The geotextile is "softer" than riprap and allows for planting if it doesn't unravel, but it has neither the resistance to erosion (and floating logs) of something more durable, nor the ability to act like a natural gravel berm. I suppose a more substantial gravel berm might have been worked a little better here, although there might still have been need for some structural elements and some occasional maintenance - in the form of a truckload of sandy gravel every couple of years. But ultimately, there just isn't much room to work where the beach is narrowest. These sites are never easy.

Manchester




Boat ramps are notorious for acting like groins and for paving over viable beach habitat. It's hard to bury one's eggs in concrete. So in several places on the Sound, new ramps have been built like this, bridging over the beach. Others can be found in Allyn, Silverdale, and a few other spots. Like any bridging structure or pier, they can trap drift logs and then they begin to act like groins - which means some maintenance is required. It also seems to matter how they are oriented. If wave action is oblique, it is more likely to transport sediment under and past the structure. But if wave action is more normal to the beach, sediment tends to accumulate beneath the structure, which shouldn't be a surprise, but sort of defeats the purpose of allowing unimpeded sediment transport.

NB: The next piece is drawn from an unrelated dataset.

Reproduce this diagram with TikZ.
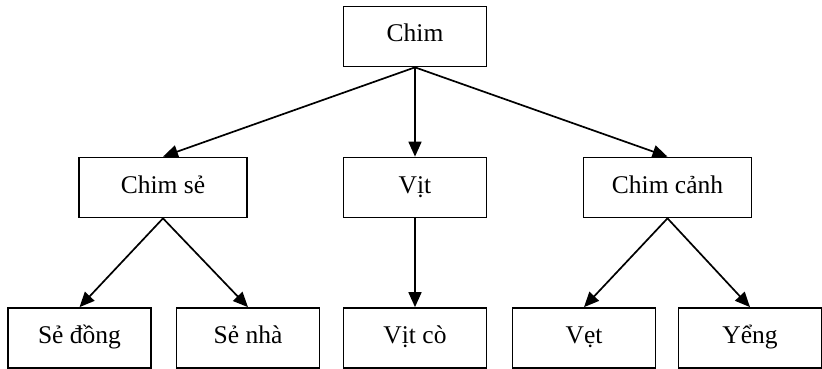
\documentclass[tikz,border=0pt]{standalone}
\usepackage{fontspec}
\setmainfont{Liberation Serif}
\usetikzlibrary{arrows.meta}
\begin{document}
\begin{tikzpicture}[x=1pt,y=-1pt,
  box/.style={draw, line width=1.7pt, rectangle, minimum width=143pt, minimum height=60pt,
    inner sep=0pt, font=\fontsize{25.5}{28}\selectfont, text height=17pt, text depth=6pt},
  wide/.style={minimum width=168pt},
  link/.style={line width=1.7pt, -{Triangle[length=15pt,width=13pt]}}]
\useasboundingbox (0,0) rectangle (822,369);
\node[box] (chim) at (415,36.5) {Chim};
\node[box,wide] (se) at (163,187.5) {Chim sẻ};
\node[box] (vit) at (415,187.5) {Vịt};
\node[box,wide] (canh) at (667.5,187.5) {Chim cảnh};
\node[box] (sedong) at (79.5,338) {Sẻ đồng};
\node[box] (senha) at (248,338) {Sẻ nhà};
\node[box] (vitco) at (415,338) {Vịt cò};
\node[box] (vet) at (584,338) {Vẹt};
\node[box] (yeng) at (750,338) {Yểng};
\draw[link] (chim.south) -- (se.north);
\draw[link] (chim.south) -- (vit.north);
\draw[link] (chim.south) -- (canh.north);
\draw[link] (se.south) -- (sedong.north);
\draw[link] (se.south) -- (senha.north);
\draw[link] (vit.south) -- (vitco.north);
\draw[link] (canh.south) -- (vet.north);
\draw[link] (canh.south) -- (yeng.north);
\end{tikzpicture}
\end{document}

I like this little park - it's got great views across the Sound at our local metropolis. The edge of the lawn is a little ragged, as it is built on fill and the waves want to nibble way at it, but generally it is doing fine. This is a nice little sandy beach - at least by the coarse standard of this region.

Clam Bay



The beach on the northwest side of Clam Bay was once a spit with a lagoon tucked in behind. But the lagoon made a convenient dumping ground and became a cleanup site. It is ironic that it is also now the site of an EPA and Department of Ecology Laboratory and that there is a NOAA Fisheries lab at the head of the bay.

The site of the old lagoon was capped with clean fill, but instead of armoring the shoreline (which consisted of various nasty things corroding out of the gravel), they built a beach. The beach has adaptively managed itself a little since it was constructed, with some erosion occurring at the southeastern (updrift) end and a new berm forming farther bayward at the western end, but all in all its done quite nicely (or so it appears to this casual observer) and sure beats a foreshore covered with basalt boulders and quarry spalls.